** Start Information supplied **

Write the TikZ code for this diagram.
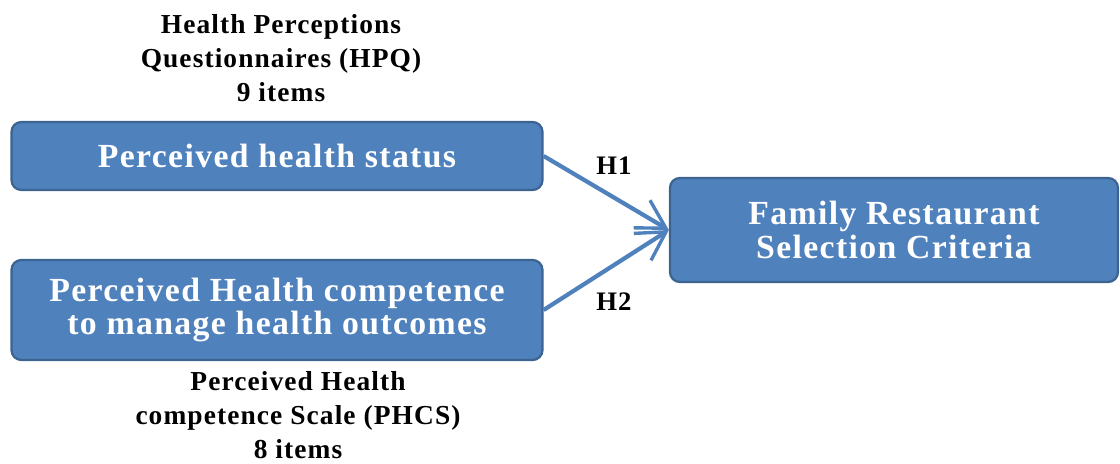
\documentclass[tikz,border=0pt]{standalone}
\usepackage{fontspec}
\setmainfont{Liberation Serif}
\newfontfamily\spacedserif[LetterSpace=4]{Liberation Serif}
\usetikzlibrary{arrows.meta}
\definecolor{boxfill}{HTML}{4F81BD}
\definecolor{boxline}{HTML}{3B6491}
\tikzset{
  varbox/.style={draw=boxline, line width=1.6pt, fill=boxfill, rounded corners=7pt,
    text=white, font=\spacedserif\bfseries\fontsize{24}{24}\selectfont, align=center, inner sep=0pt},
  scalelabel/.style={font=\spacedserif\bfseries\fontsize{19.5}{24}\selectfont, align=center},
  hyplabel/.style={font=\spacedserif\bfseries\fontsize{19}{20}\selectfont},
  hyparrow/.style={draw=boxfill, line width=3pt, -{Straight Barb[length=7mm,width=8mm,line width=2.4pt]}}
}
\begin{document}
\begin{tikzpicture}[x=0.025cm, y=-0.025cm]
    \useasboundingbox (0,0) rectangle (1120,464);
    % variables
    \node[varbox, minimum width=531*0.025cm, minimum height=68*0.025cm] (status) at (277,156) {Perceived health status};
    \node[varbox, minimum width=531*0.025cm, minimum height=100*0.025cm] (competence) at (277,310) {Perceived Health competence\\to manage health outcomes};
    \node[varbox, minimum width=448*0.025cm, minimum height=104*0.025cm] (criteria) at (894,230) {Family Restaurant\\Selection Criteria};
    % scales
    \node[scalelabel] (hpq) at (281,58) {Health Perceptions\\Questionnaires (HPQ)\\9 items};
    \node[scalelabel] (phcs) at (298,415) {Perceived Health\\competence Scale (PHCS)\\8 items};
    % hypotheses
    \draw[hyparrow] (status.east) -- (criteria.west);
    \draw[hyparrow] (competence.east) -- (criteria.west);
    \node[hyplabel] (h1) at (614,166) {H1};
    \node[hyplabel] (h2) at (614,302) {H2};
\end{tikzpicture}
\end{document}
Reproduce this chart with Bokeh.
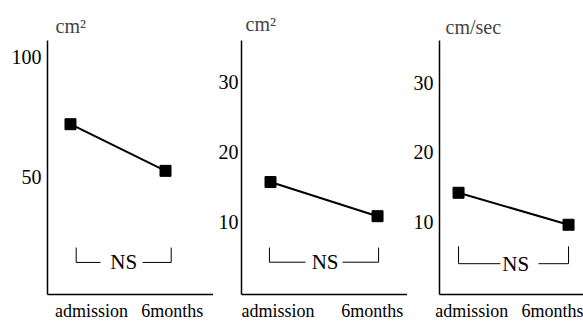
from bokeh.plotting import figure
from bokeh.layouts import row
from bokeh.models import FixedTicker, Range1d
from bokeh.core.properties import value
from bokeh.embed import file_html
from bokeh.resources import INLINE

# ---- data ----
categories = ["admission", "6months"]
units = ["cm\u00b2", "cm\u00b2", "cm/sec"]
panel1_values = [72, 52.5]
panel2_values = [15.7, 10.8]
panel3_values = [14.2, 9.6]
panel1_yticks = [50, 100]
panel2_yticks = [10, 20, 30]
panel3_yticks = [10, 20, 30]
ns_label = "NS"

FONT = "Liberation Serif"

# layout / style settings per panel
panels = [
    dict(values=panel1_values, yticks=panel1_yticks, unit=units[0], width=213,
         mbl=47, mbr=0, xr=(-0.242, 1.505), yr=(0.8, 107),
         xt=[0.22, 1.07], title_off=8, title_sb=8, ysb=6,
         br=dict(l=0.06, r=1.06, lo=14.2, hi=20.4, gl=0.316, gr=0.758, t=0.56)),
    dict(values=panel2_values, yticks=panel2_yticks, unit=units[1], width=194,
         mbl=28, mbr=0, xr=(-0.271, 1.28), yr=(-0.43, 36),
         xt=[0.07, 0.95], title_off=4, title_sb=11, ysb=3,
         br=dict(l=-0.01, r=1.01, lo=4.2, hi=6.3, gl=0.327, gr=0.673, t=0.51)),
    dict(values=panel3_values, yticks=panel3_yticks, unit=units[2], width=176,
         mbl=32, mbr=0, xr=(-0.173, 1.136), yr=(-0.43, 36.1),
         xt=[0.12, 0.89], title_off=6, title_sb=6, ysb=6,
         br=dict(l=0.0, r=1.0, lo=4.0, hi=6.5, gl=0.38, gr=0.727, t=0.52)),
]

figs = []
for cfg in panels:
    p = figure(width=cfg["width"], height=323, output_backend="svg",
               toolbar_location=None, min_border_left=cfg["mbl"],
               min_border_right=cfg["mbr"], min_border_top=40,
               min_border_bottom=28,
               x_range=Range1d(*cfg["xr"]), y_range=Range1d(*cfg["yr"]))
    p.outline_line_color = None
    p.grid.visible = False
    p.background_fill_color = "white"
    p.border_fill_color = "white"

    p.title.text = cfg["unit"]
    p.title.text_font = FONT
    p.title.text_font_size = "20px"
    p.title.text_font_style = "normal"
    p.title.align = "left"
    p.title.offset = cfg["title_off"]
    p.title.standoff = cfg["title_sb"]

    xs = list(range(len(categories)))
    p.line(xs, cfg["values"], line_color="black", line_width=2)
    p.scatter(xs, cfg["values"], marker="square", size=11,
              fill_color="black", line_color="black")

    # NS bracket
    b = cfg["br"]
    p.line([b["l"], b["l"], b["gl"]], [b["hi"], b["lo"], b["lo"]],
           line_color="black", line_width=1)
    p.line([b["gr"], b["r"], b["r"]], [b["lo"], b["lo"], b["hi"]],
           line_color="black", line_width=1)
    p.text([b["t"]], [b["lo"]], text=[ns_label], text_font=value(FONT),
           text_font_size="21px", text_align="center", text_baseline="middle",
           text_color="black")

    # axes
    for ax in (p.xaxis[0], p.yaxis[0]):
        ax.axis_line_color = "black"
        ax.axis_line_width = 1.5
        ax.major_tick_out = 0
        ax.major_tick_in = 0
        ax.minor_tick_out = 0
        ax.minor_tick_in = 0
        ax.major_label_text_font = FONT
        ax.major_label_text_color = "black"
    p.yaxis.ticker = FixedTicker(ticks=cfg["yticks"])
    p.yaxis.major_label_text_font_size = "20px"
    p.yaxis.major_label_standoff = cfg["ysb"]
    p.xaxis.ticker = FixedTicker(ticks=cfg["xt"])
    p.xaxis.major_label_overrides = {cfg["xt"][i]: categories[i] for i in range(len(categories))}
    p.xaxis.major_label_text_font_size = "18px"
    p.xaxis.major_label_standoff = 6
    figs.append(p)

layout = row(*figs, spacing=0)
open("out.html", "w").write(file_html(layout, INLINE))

** End Information supplied **

**Goal:** The entries above are to be returned exactly, without their pictures.

**Result:**
Write the TikZ code for this diagram.
\documentclass[tikz,border=0pt]{standalone}
\usepackage{fontspec}
\setmainfont{Liberation Serif}
\newfontfamily\spacedserif[LetterSpace=4]{Liberation Serif}
\usetikzlibrary{arrows.meta}
\definecolor{boxfill}{HTML}{4F81BD}
\definecolor{boxline}{HTML}{3B6491}
\tikzset{
  varbox/.style={draw=boxline, line width=1.6pt, fill=boxfill, rounded corners=7pt,
    text=white, font=\spacedserif\bfseries\fontsize{24}{24}\selectfont, align=center, inner sep=0pt},
  scalelabel/.style={font=\spacedserif\bfseries\fontsize{19.5}{24}\selectfont, align=center},
  hyplabel/.style={font=\spacedserif\bfseries\fontsize{19}{20}\selectfont},
  hyparrow/.style={draw=boxfill, line width=3pt, -{Straight Barb[length=7mm,width=8mm,line width=2.4pt]}}
}
\begin{document}
\begin{tikzpicture}[x=0.025cm, y=-0.025cm]
    \useasboundingbox (0,0) rectangle (1120,464);
    % variables
    \node[varbox, minimum width=531*0.025cm, minimum height=68*0.025cm] (status) at (277,156) {Perceived health status};
    \node[varbox, minimum width=531*0.025cm, minimum height=100*0.025cm] (competence) at (277,310) {Perceived Health competence\\to manage health outcomes};
    \node[varbox, minimum width=448*0.025cm, minimum height=104*0.025cm] (criteria) at (894,230) {Family Restaurant\\Selection Criteria};
    % scales
    \node[scalelabel] (hpq) at (281,58) {Health Perceptions\\Questionnaires (HPQ)\\9 items};
    \node[scalelabel] (phcs) at (298,415) {Perceived Health\\competence Scale (PHCS)\\8 items};
    % hypotheses
    \draw[hyparrow] (status.east) -- (criteria.west);
    \draw[hyparrow] (competence.east) -- (criteria.west);
    \node[hyplabel] (h1) at (614,166) {H1};
    \node[hyplabel] (h2) at (614,302) {H2};
\end{tikzpicture}
\end{document}
Reproduce this chart with Bokeh.
from bokeh.plotting import figure
from bokeh.layouts import row
from bokeh.models import FixedTicker, Range1d
from bokeh.core.properties import value
from bokeh.embed import file_html
from bokeh.resources import INLINE

# ---- data ----
categories = ["admission", "6months"]
units = ["cm\u00b2", "cm\u00b2", "cm/sec"]
panel1_values = [72, 52.5]
panel2_values = [15.7, 10.8]
panel3_values = [14.2, 9.6]
panel1_yticks = [50, 100]
panel2_yticks = [10, 20, 30]
panel3_yticks = [10, 20, 30]
ns_label = "NS"

FONT = "Liberation Serif"

# layout / style settings per panel
panels = [
    dict(values=panel1_values, yticks=panel1_yticks, unit=units[0], width=213,
         mbl=47, mbr=0, xr=(-0.242, 1.505), yr=(0.8, 107),
         xt=[0.22, 1.07], title_off=8, title_sb=8, ysb=6,
         br=dict(l=0.06, r=1.06, lo=14.2, hi=20.4, gl=0.316, gr=0.758, t=0.56)),
    dict(values=panel2_values, yticks=panel2_yticks, unit=units[1], width=194,
         mbl=28, mbr=0, xr=(-0.271, 1.28), yr=(-0.43, 36),
         xt=[0.07, 0.95], title_off=4, title_sb=11, ysb=3,
         br=dict(l=-0.01, r=1.01, lo=4.2, hi=6.3, gl=0.327, gr=0.673, t=0.51)),
    dict(values=panel3_values, yticks=panel3_yticks, unit=units[2], width=176,
         mbl=32, mbr=0, xr=(-0.173, 1.136), yr=(-0.43, 36.1),
         xt=[0.12, 0.89], title_off=6, title_sb=6, ysb=6,
         br=dict(l=0.0, r=1.0, lo=4.0, hi=6.5, gl=0.38, gr=0.727, t=0.52)),
]

figs = []
for cfg in panels:
    p = figure(width=cfg["width"], height=323, output_backend="svg",
               toolbar_location=None, min_border_left=cfg["mbl"],
               min_border_right=cfg["mbr"], min_border_top=40,
               min_border_bottom=28,
               x_range=Range1d(*cfg["xr"]), y_range=Range1d(*cfg["yr"]))
    p.outline_line_color = None
    p.grid.visible = False
    p.background_fill_color = "white"
    p.border_fill_color = "white"

    p.title.text = cfg["unit"]
    p.title.text_font = FONT
    p.title.text_font_size = "20px"
    p.title.text_font_style = "normal"
    p.title.align = "left"
    p.title.offset = cfg["title_off"]
    p.title.standoff = cfg["title_sb"]

    xs = list(range(len(categories)))
    p.line(xs, cfg["values"], line_color="black", line_width=2)
    p.scatter(xs, cfg["values"], marker="square", size=11,
              fill_color="black", line_color="black")

    # NS bracket
    b = cfg["br"]
    p.line([b["l"], b["l"], b["gl"]], [b["hi"], b["lo"], b["lo"]],
           line_color="black", line_width=1)
    p.line([b["gr"], b["r"], b["r"]], [b["lo"], b["lo"], b["hi"]],
           line_color="black", line_width=1)
    p.text([b["t"]], [b["lo"]], text=[ns_label], text_font=value(FONT),
           text_font_size="21px", text_align="center", text_baseline="middle",
           text_color="black")

    # axes
    for ax in (p.xaxis[0], p.yaxis[0]):
        ax.axis_line_color = "black"
        ax.axis_line_width = 1.5
        ax.major_tick_out = 0
        ax.major_tick_in = 0
        ax.minor_tick_out = 0
        ax.minor_tick_in = 0
        ax.major_label_text_font = FONT
        ax.major_label_text_color = "black"
    p.yaxis.ticker = FixedTicker(ticks=cfg["yticks"])
    p.yaxis.major_label_text_font_size = "20px"
    p.yaxis.major_label_standoff = cfg["ysb"]
    p.xaxis.ticker = FixedTicker(ticks=cfg["xt"])
    p.xaxis.major_label_overrides = {cfg["xt"][i]: categories[i] for i in range(len(categories))}
    p.xaxis.major_label_text_font_size = "18px"
    p.xaxis.major_label_standoff = 6
    figs.append(p)

layout = row(*figs, spacing=0)
open("out.html", "w").write(file_html(layout, INLINE))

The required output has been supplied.